When we went to Salzburg earlier this year, we decided to follow in the von Trapp family footsteps and head out to the mountains. The Sound of Music after all does glorify Austrian countryside and its mountains. With visions of dancing atop mountains in our heads (skirts swirling in a perfect circle of course), we headed out from Salzurg for a day trip to Lake Konigsee. The lake is only a 45 minute drive from the center of Salzburg. One minor niggling detail is that technically Lake Konigsee is in Germany.
Lake Konigsee in Germany
Lake Konigsee is famous for being one of Germany’s deepest and cleanest lakes. During its history, Konigsee has been beloved by Bavarian royalty as well as Adolf Hitler. Hitler had a summer home nearby, The Eagle’s Nest, which meant that the Nazi high command had homes in the area as well. Today, the Eagle’s Nest is a restaurant.
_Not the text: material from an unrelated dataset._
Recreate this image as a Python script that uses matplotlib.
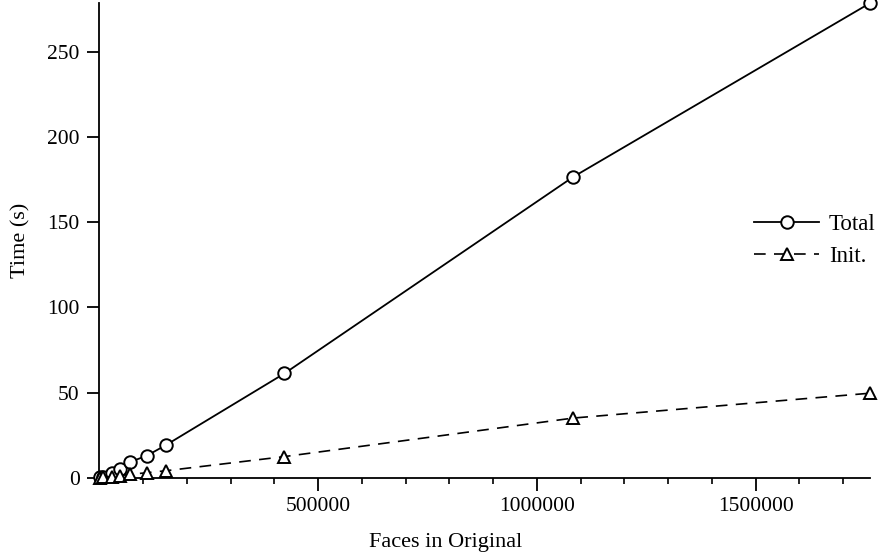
import matplotlib
matplotlib.use("Agg")
import matplotlib.pyplot as plt
from matplotlib.ticker import MultipleLocator, FixedLocator, FuncFormatter

faces = [2000, 9400, 28600, 47600, 70400, 108600, 152800, 423400, 1083000, 1762000]
total = [0.2, 0.6, 2.6, 5.3, 9.2, 12.9, 19.2, 61.2, 176.5, 278.6]
init = [0.05, 0.2, 0.6, 1.2, 2.0, 2.9, 4.1, 12.4, 35.0, 49.6]

plt.rcParams['font.family'] = ['Liberation Serif', 'DejaVu Serif']

fig = plt.figure(figsize=(8.79, 5.58), dpi=100)
ax = fig.add_axes([0.1129, 0.1439, 0.8771, 0.8507])

ax.plot(faces, total, color='black', lw=1.3, marker='o', markersize=9,
        markerfacecolor='white', markeredgecolor='black', markeredgewidth=1.4,
        label='Total', clip_on=False, zorder=3)
ax.plot(faces, init, color='black', lw=1.2, linestyle=(0, (7, 5)), marker='^',
        markersize=8, markerfacecolor='white', markeredgecolor='black',
        markeredgewidth=1.4, label='Init.', clip_on=False, zorder=3)

ax.set_xlim(0, faces[-1])
ax.set_ylim(0, total[-1])

ax.xaxis.set_major_locator(FixedLocator([500000, 1000000, 1500000]))
ax.xaxis.set_minor_locator(MultipleLocator(100000))
ax.xaxis.set_major_formatter(FuncFormatter(lambda v, p: f"{int(round(v))}"))
ax.yaxis.set_major_locator(MultipleLocator(50))

for s in ['top', 'right']:
    ax.spines[s].set_visible(False)
for s in ['left', 'bottom']:
    ax.spines[s].set_linewidth(1.3)

ax.tick_params(axis='both', which='major', direction='out', length=9, width=1.3,
               labelsize=15.5, pad=5)
ax.tick_params(axis='x', which='minor', direction='out', length=4.5, width=1.2)

ax.set_xlabel('Faces in Original', fontsize=16)
ax.xaxis.set_label_coords(0.449, -0.117)
ax.set_ylabel('Time (s)', fontsize=16, labelpad=12)

leg = ax.legend(loc='center right', bbox_to_anchor=(1.019, 0.5), frameon=False,
                fontsize=16.5, handlelength=2.8, handletextpad=0.45, labelspacing=0.45,
                borderaxespad=0)

fig.savefig('out.png', dpi=100)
In real life, the von Trapp family’s home itself was taken over by Hitler’s architect of the Final Solution, Himmler who wanted to have a vacation home near to his leader at the Eagle’s Nest.
Today, Lake Konigsee still gets lots of visitors but it is protected within the Berchtesgaden National Park. Thanks to receiving its national park status in 1978, the park, the lake and everything in it is protected for future generations.
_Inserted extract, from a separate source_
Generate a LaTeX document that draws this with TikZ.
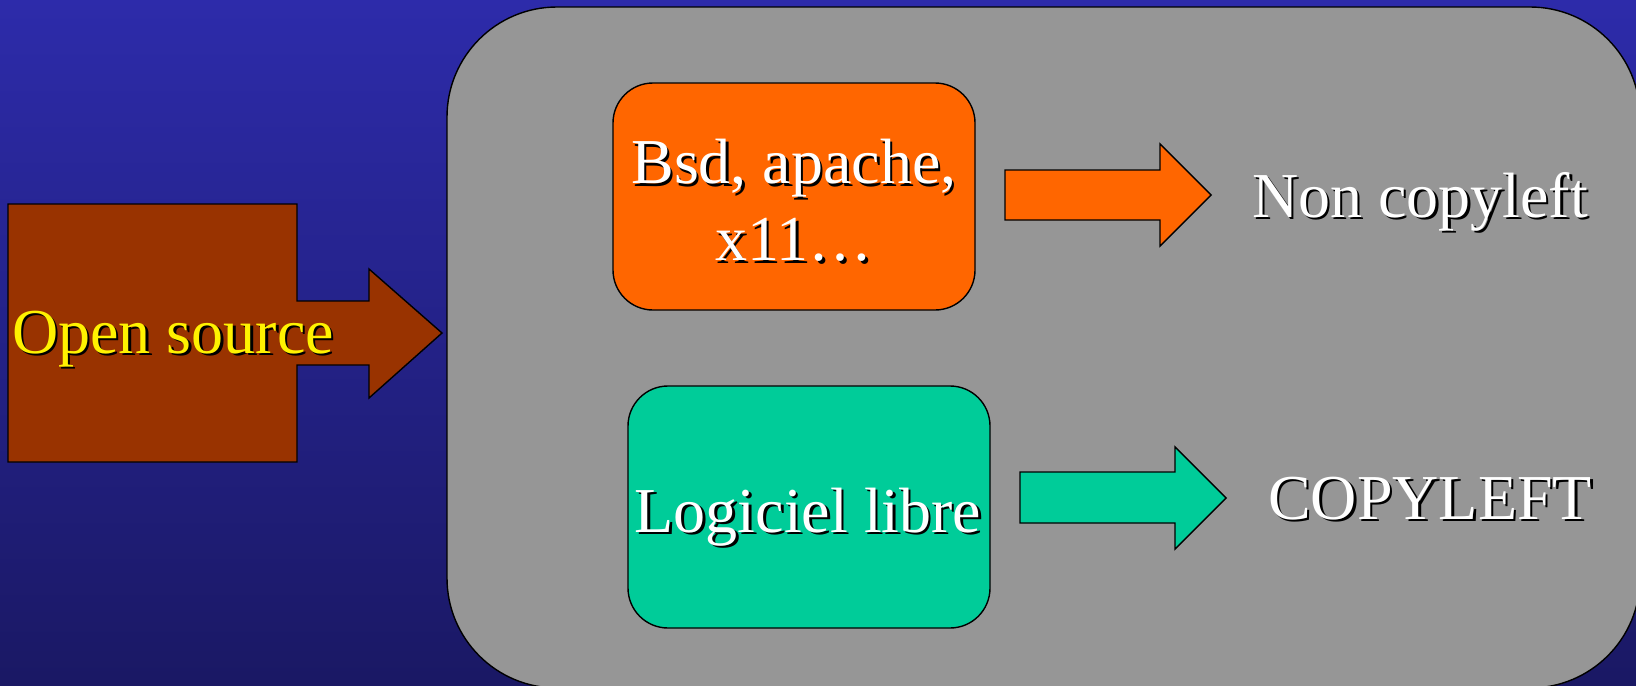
\documentclass[tikz,border=0pt]{standalone}
\usepackage{fontspec}
\setmainfont{Liberation Serif}
\usetikzlibrary{positioning}

\definecolor{slidetop}{RGB}{45,43,170}
\definecolor{slidebottom}{RGB}{26,24,100}
\definecolor{panelgray}{RGB}{150,150,150}
\definecolor{bsdorange}{RGB}{255,102,0}
\definecolor{librgreen}{RGB}{0,204,153}
\definecolor{osbrown}{RGB}{153,51,0}

% text with a small black drop shadow
\newcommand{\shadowed}[2]{\makebox[0pt][l]{\hspace{1.2pt}\raisebox{-1.2pt}{\color{black}#2}}{\color{#1}#2}}

\begin{document}
\begin{tikzpicture}[x=0.5pt,y=-0.5pt,
    every node/.style={font=\fontsize{32}{38.5}\selectfont},
    box/.style={draw=black,line width=0.7pt,rounded corners=20pt,minimum width=181pt,inner sep=0pt},
    blockarrow/.style={draw=black,line width=0.7pt}]
    \useasboundingbox (0,0) rectangle (1636,685);
    \clip (0,0) rectangle (1636,685);
    \shade[top color=slidetop,bottom color=slidebottom] (0,0) rectangle (1636,685);

    \node[draw=black,line width=0.7pt,fill=panelgray,rounded corners=55pt,minimum width=596.5pt,minimum height=340.5pt,inner sep=0pt] (panel) at (1043.5,347.5) {};

    % open source callout
    \draw[blockarrow,fill=osbrown] (8,204) -- (297,204) -- (297,301) -- (369,301) -- (369,269) -- (442,333)
        -- (369,398) -- (369,365) -- (297,365) -- (297,462) -- (8,462) -- cycle;
    \node[anchor=base] (opensrc) at (173,353) {\shadowed{yellow}{Open source}};

    \node[box,fill=bsdorange,minimum height=113.5pt] (bsd) at (794,196.5) {};
    \node[anchor=north,align=center,inner sep=0pt] (bsdtext) at (794,139) {\shadowed{white}{Bsd, apache,}\\\shadowed{white}{x11…}};
    \node[box,fill=librgreen,minimum height=121pt] (libre) at (809,507) {};
    \node[anchor=base] (libretext) at (808,532) {\shadowed{white}{Logiciel libre}};

    \draw[blockarrow,fill=bsdorange] (1005,170) -- (1160,170) -- (1160,144) -- (1211,195) -- (1160,246) -- (1160,220) -- (1005,220) -- cycle;
    \draw[blockarrow,fill=librgreen] (1020,472) -- (1175,472) -- (1175,447) -- (1226,498) -- (1175,549) -- (1175,523) -- (1020,523) -- cycle;

    \node[anchor=base] (noncopy) at (1420,217) {\shadowed{white}{Non copyleft}};
    \node[anchor=base] (copyleft) at (1430,519) {\shadowed{white}{COPYLEFT}};
\end{tikzpicture}
\end{document}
The water is so clear that you can see a fair way into it. The lake was created by glacier activity during the Ice Age. It is about 8 kilometres long, 1 kilometre wide (at its widest) and 192 metres deep.
The mountains loom straight up on the lake’s side reminding people of a fjord. This topography also produces a clear echo which is demonstrated on the boat with a trumpet about half-way from the dok to St. Bartholoma, the first stop.
Since the early 20th century, only electric boats and row boats are allowed on the lake. The electric boats take tourists from Schonau to the ports of St. Bartholoma and Salet on the lake. It’s about a half-hour to St. Bartholoma and an hour to Salet.
With a fleet of almost 20 boats, the boats run pretty regularly but, be forewarned, all the explanation is in German. You can get a free app for your iPhone or Android that gives you the English translation. We didn’t have WiFi though and, frankly, I’d rather just contemplate the beauty of the place than listen to an explanation.
St. Bartholoma, the first stop on Lake Konigsee
We got off at St. Bartholoma to explore. There are several hiking trails that depart from near the boat’s dropping off point. We were trying to find an ice cave that is about 6km away but we merely got lost. We took an easy stroll along a trail that lead around the lake. The kids practiced skipping stones in the clear water. We found a small playground where they spent time goofing around as well.
The St. Bartholoma church was built in the 12th century but then later remodelled in the 17th century to reflect Ottoman influences. The onion-domes are very striking against the green of the trees on the mountains.
Near the St. Bartholoma church there was a former hunting lodge of the Bavarian kings which is now a restaurant. We thought the food was pretty good serving the usual Bavarian fare (and beer, of course). We had a hearty meal of sausages and potatoes and were ready to hit the trails again.
We followed another hiking trail in search of the elusive ice cave at the bottom of Mt Watzmann. According to legend, the peaks of Watzmann represent a king, queen and his 7 children who got turned into stone because of their cruelty. This trail takes 2 hours round trip to get to the cave where the ice doesn’t melt even in summer. It’s not encouraged that you go into the ice cave though because of the danger of ice falling on you.
Excited by the thought of the ice cave, we set out to find it even though I didn’t have the heart to tell them that I wouldn’t let them inside. I know my kids though and they can never do a straight-forward hike because they stop to play and to explore constantly.
My children got distracted by a river with giant rocks along its bank and a small waterfall. They spent so much time playing by the waterfall we did not make it very far on the trail. I decided we needed to head back because I did not want to spend the night in St. Bartholoma if we missed the last electric boat!
We never made it to the port of Salet either which takes you to the smaller Lake Obersee and Germany’s highest waterfall, Rothbachfall. We had a really nice day even though we didn’t do half the things I planned to do at Lake Konigsee!
Lake Konigsee is a very popular destination in Germany for Germans themselves. The boats and the restaurant were busy and full of people. We were pretty much on our own on the trails though – people seemed to disperse fairly quickly onto the nature walks. We really did feel that we were on our own in this gorgeous national park.
How to Get To Lake Konigsee
We hired a driver who dropped us off and picked us up. You can, however, take a public bus from Salzburg to Berchtesgaden, the nearest town. Then it’s a bus from Berchtesgaden to where the electric lakes depart on Konigsee at Schonau am Konigsee. You can check timetables and prices at the English-language website.